◆ TASK PROMPT ◆
Starting at the first line of the entries, extract each line up to and including the one that contains "const legendLefts = [614, 929, 1251];", but leave out the pictures.
----- MATERIAL PROVIDED -----
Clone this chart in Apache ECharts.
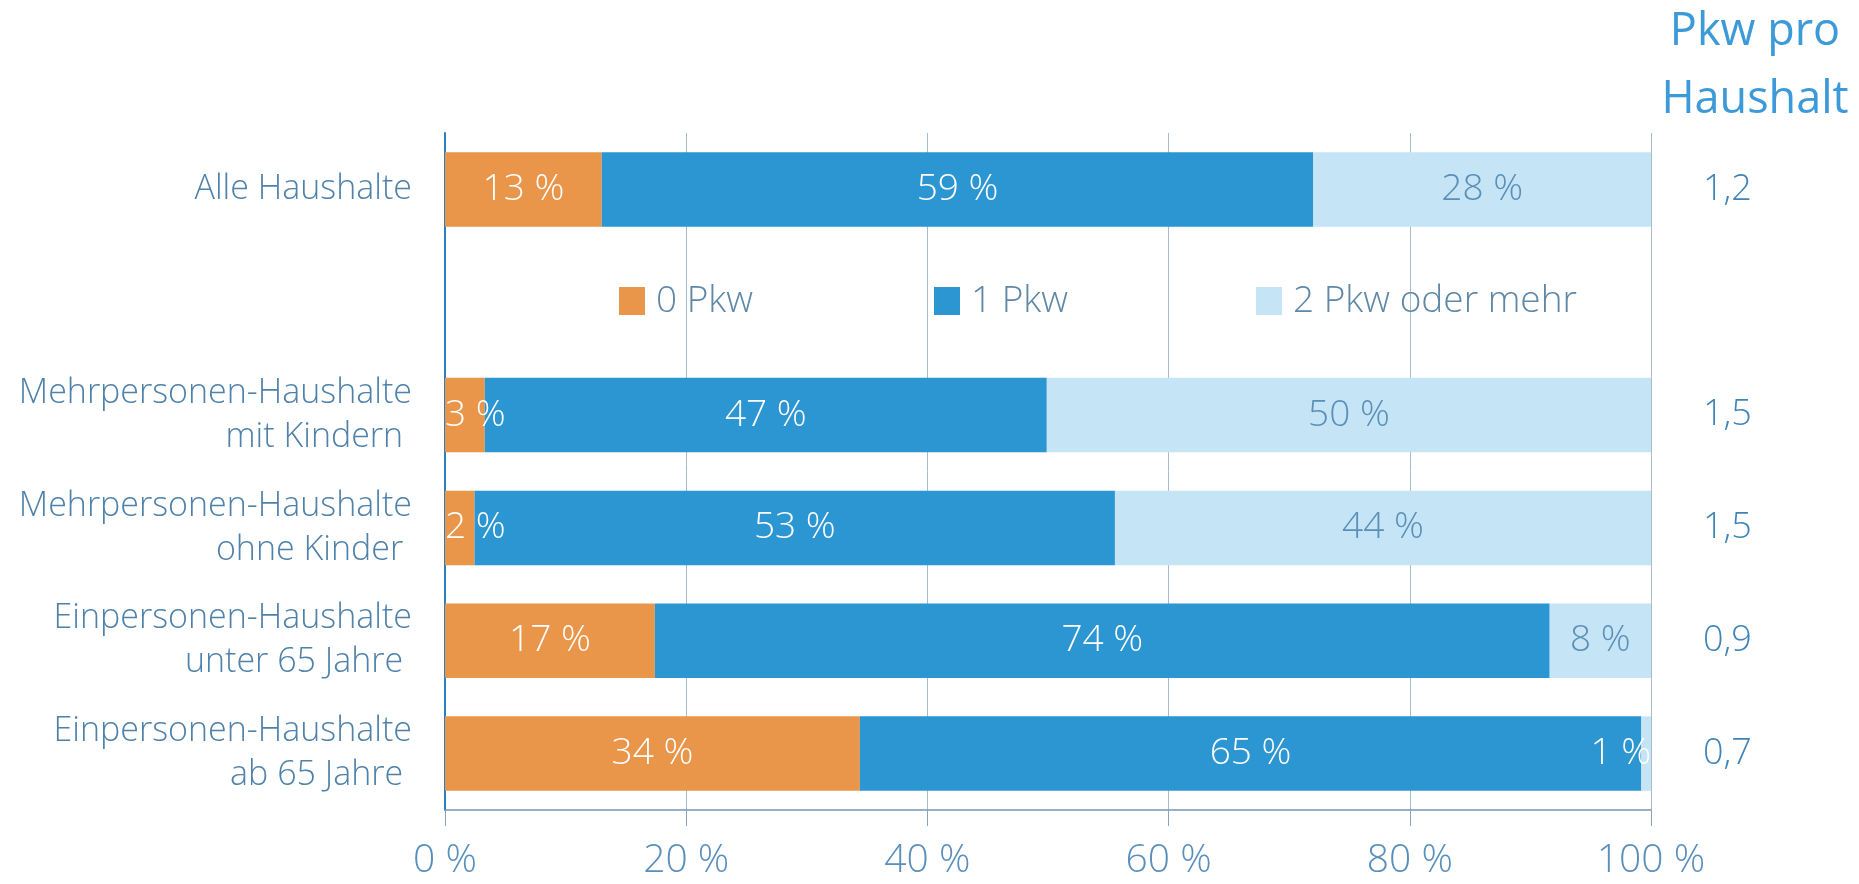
<!DOCTYPE html>
<html>
<head>
<meta charset="utf-8">
<script src="https://cdn.jsdelivr.net/npm/echarts@6/dist/echarts.min.js"></script>
<style>
html,body{margin:0;padding:0;background:#fff;}
#chart{width:1859px;height:884px;}
</style>
</head>
<body>
<div id="chart"></div>
<script>
const categories = [
  'Alle Haushalte',
  '',
  'Mehrpersonen-Haushalte\nmit Kindern ',
  'Mehrpersonen-Haushalte\nohne Kinder ',
  'Einpersonen-Haushalte\nunter 65 Jahre ',
  'Einpersonen-Haushalte\nab 65 Jahre '
];
const seriesNames = ['0 Pkw', '1 Pkw', '2 Pkw oder mehr'];
const pkw0 = [13, null, 3.3, 2.45, 17.4, 34.4];
const pkw1 = [59, null, 46.6, 53.1, 74.2, 64.8];
const pkw2 = [28, null, 50.1, 44.45, 8.4, 0.8];
const pkwPerHousehold = ['1,2', '', '1,5', '1,5', '0,9', '0,7'];
const xTickValues = [0, 20, 40, 60, 80, 100];
const rightTitle = 'Pkw pro\nHaushalt';

const FONT = '"Open Sans", "DejaVu Sans", sans-serif';
const colors = ['#e9954a', '#2b96d1', '#c5e5f6'];
const labelColors = ['#ffffff', '#ffffff', '#5a8fb8'];
const values = [pkw0, pkw1, pkw2];

const chart = echarts.init(document.getElementById('chart'));

const series = seriesNames.map((name, si) => ({
  name: name,
  type: 'bar',
  stack: 'total',
  yAxisIndex: 0,
  barWidth: '66%',
  itemStyle: { color: colors[si] },
  label: {
    show: true,
    position: 'inside',
    fontFamily: FONT,
    fontWeight: 300,
    fontSize: 37,
    color: labelColors[si],
    formatter: p => (p.value == null ? '' : Math.round(p.value) + ' %')
  },
  data: values[si].map(v => {
    if (v == null) return '-';
    if (si === 2 && v < 2) {
      return { value: v, label: { position: 'insideRight', distance: 0, color: '#ffffff' } };
    }
    if (si === 0 && v < 5) {
      return { value: v, label: { position: 'insideLeft', distance: 0 } };
    }
    return v;
  })
}));

const legendLefts = [614, 929, 1251];

const option = {
  animation: false,
  backgroundColor: '#ffffff',
  textStyle: { fontFamily: FONT },
  grid: { left: 445, right: 208, top: 133, bottom: 74, containLabel: false },
  legend: seriesNames.map((n, i) => ({
    data: [n],
    left: legendLefts[i],
    top: 276,
    icon: 'rect',
    itemWidth: 26,
    itemHeight: 28,
    itemGap: 0,
    selectedMode: false,
    textStyle: { fontFamily: FONT, fontWeight: 300, fontSize: 37, lineHeight: 40, color: '#5f87a6', padding: [0, 0, 0, 6] }
  })),
  xAxis: {
    type: 'value',
    min: xTickValues[0],
    max: xTickValues[xTickValues.length - 1],
    interval: xTickValues[1] - xTickValues[0],
    axisLine: { show: true, lineStyle: { color: '#7397b5', width: 1.5 } },
    axisTick: { show: true, length: 16, lineStyle: { color: '#8aa5bb' } },
    axisLabel: {
      margin: 31,
      fontFamily: FONT,
      fontWeight: 300,
      fontSize: 39,
      color: '#5a8fbc',
      formatter: v => v + ' %'
    },
    splitLine: { show: true, lineStyle: { color: '#a9bccb', width: 1 } }
  },
  yAxis: [
    {
      type: 'category',
      inverse: true,
      data: categories,
      axisLine: { show: true, lineStyle: { color: '#2a7fc0', width: 2 } },
      axisTick: { show: false },
      axisLabel: {
        margin: 33,
        fontFamily: FONT,
        fontWeight: 300,
        fontSize: 34,
        lineHeight: 44,
        color: '#4f82ab',
        align: 'right'
      },
      splitLine: { show: false }
    },
    {
      type: 'category',
      inverse: true,
      position: 'right',
      data: pkwPerHousehold,
      axisLine: { show: false },
      axisTick: { show: false },
      axisLabel: {
        margin: 52,
        fontFamily: FONT,
        fontWeight: 300,
        fontSize: 36,
        color: '#3f84b6'
      },
      splitLine: { show: false }
    }
  ],
  graphic: [{
    type: 'text',
    x: 1755,
    y: -2,
    style: {
      text: rightTitle,
      textAlign: 'center',
      textVerticalAlign: 'top',
      fontFamily: FONT,
      fontSize: 45,
      lineHeight: 68,
      fill: '#3d9ad8'
    }
  }],
  series: series
};

chart.setOption(option);
</script>
</body>
</html>
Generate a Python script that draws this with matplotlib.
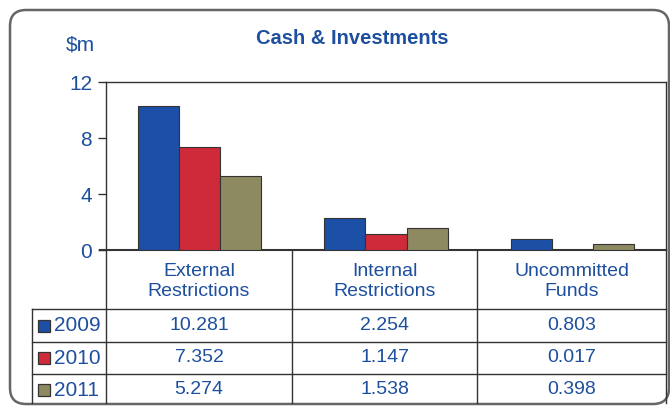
import matplotlib
matplotlib.use("Agg")
import matplotlib.pyplot as plt
from matplotlib.patches import FancyBboxPatch, Rectangle
import numpy as np

categories = ["External\nRestrictions", "Internal\nRestrictions", "Uncommitted\nFunds"]
years = ["2009", "2010", "2011"]
values_2009 = [10.281, 2.254, 0.803]
values_2010 = [7.352, 1.147, 0.017]
values_2011 = [5.274, 1.538, 0.398]
yticks = [0, 4, 8, 12]

series = [values_2009, values_2010, values_2011]
colors = ["#1c4fa6", "#cf2a3a", "#8d8a62"]
blue_text = "#1d4f9e"
edge = "#333333"

plt.rcParams['font.family'] = ['Liberation Sans', 'DejaVu Sans']

W, H = 670, 407
fig = plt.figure(figsize=(W / 100, H / 100), dpi=100)

# overlay in pixel coordinates for frame and table
bg = fig.add_axes([0, 0, 1, 1])
bg.set_xlim(0, W)
bg.set_ylim(H, 0)
bg.axis("off")
bg.add_patch(FancyBboxPatch((10, 10), 659, 394, boxstyle="round,pad=0,rounding_size=16",
                            fc="white", ec="#666666", lw=1.8, zorder=0))

# bar chart axes: x 106..666, y 82..250 px
left, right, top, bottom = 106, 666, 82, 250
ax = fig.add_axes([left / W, 1 - bottom / H, (right - left) / W, (bottom - top) / H])
ax.set_facecolor("none")
x = np.arange(len(categories))
bw = 0.22
for i, (vals, c) in enumerate(zip(series, colors)):
    ax.bar(x + (i - 1) * bw, vals, bw, color=c, edgecolor=edge, linewidth=0.8, label=years[i])
ax.set_xlim(-0.5, len(categories) - 0.5)
ax.set_ylim(0, 12)
ax.set_yticks(yticks)
ax.set_yticklabels([str(t) for t in yticks], color=blue_text, fontsize=15)
ax.tick_params(axis="y", length=6, width=1, color=edge, pad=4)
ax.set_xticks([])
for s in ["top", "left", "right"]:
    ax.spines[s].set_color(edge)
    ax.spines[s].set_linewidth(1)
ax.spines["bottom"].set_visible(False)

fig.text(352 / W, 1 - 38 / H, "Cash & Investments", color=blue_text, fontsize=14.5,
         fontweight="bold", ha="center", va="center")
fig.text(80 / W, 1 - 45 / H, "$m", color=blue_text, fontsize=15, ha="center", va="center")

# data table
col_edges = [left, 292, 477, right]
row_edges = [250, 309, 342, 374, 406]
table_bottom = 403
leg_left = 32
lc = "#333333"
bg.plot([left - 6, right], [250, 250], color=lc, lw=1.5)
for xe in col_edges:
    bg.plot([xe, xe], [250, table_bottom], color=lc, lw=1)
bg.plot([leg_left, leg_left], [row_edges[1], table_bottom], color=lc, lw=1)
for ye in row_edges[1:-1]:
    bg.plot([leg_left, right], [ye, ye], color=lc, lw=1)

for j, cat in enumerate(categories):
    cx = (col_edges[j] + col_edges[j + 1]) / 2
    bg.text(cx, (row_edges[0] + row_edges[1]) / 2 + 2, cat, color=blue_text, fontsize=14,
            ha="center", va="center", linespacing=1.25)
for i, (vals, c) in enumerate(zip(series, colors)):
    cy = (row_edges[i + 1] + row_edges[i + 2]) / 2
    bg.add_patch(Rectangle((38, cy - 6), 12, 12, fc=c, ec=edge, lw=0.9))
    bg.text(54, cy, years[i], color=blue_text, fontsize=15, ha="left", va="center")
    for j, v in enumerate(vals):
        cx = (col_edges[j] + col_edges[j + 1]) / 2
        bg.text(cx, cy, f"{v:.3f}", color=blue_text, fontsize=14, ha="center", va="center")

fig.savefig("out.png", dpi=100)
-----
◆ COMPLETE RESPONSE ◆
Clone this chart in Apache ECharts.
<!DOCTYPE html>
<html>
<head>
<meta charset="utf-8">
<script src="https://cdn.jsdelivr.net/npm/echarts@6/dist/echarts.min.js"></script>
<style>
html,body{margin:0;padding:0;background:#fff;}
#chart{width:1859px;height:884px;}
</style>
</head>
<body>
<div id="chart"></div>
<script>
const categories = [
  'Alle Haushalte',
  '',
  'Mehrpersonen-Haushalte\nmit Kindern ',
  'Mehrpersonen-Haushalte\nohne Kinder ',
  'Einpersonen-Haushalte\nunter 65 Jahre ',
  'Einpersonen-Haushalte\nab 65 Jahre '
];
const seriesNames = ['0 Pkw', '1 Pkw', '2 Pkw oder mehr'];
const pkw0 = [13, null, 3.3, 2.45, 17.4, 34.4];
const pkw1 = [59, null, 46.6, 53.1, 74.2, 64.8];
const pkw2 = [28, null, 50.1, 44.45, 8.4, 0.8];
const pkwPerHousehold = ['1,2', '', '1,5', '1,5', '0,9', '0,7'];
const xTickValues = [0, 20, 40, 60, 80, 100];
const rightTitle = 'Pkw pro\nHaushalt';

const FONT = '"Open Sans", "DejaVu Sans", sans-serif';
const colors = ['#e9954a', '#2b96d1', '#c5e5f6'];
const labelColors = ['#ffffff', '#ffffff', '#5a8fb8'];
const values = [pkw0, pkw1, pkw2];

const chart = echarts.init(document.getElementById('chart'));

const series = seriesNames.map((name, si) => ({
  name: name,
  type: 'bar',
  stack: 'total',
  yAxisIndex: 0,
  barWidth: '66%',
  itemStyle: { color: colors[si] },
  label: {
    show: true,
    position: 'inside',
    fontFamily: FONT,
    fontWeight: 300,
    fontSize: 37,
    color: labelColors[si],
    formatter: p => (p.value == null ? '' : Math.round(p.value) + ' %')
  },
  data: values[si].map(v => {
    if (v == null) return '-';
    if (si === 2 && v < 2) {
      return { value: v, label: { position: 'insideRight', distance: 0, color: '#ffffff' } };
    }
    if (si === 0 && v < 5) {
      return { value: v, label: { position: 'insideLeft', distance: 0 } };
    }
    return v;
  })
}));

const legendLefts = [614, 929, 1251];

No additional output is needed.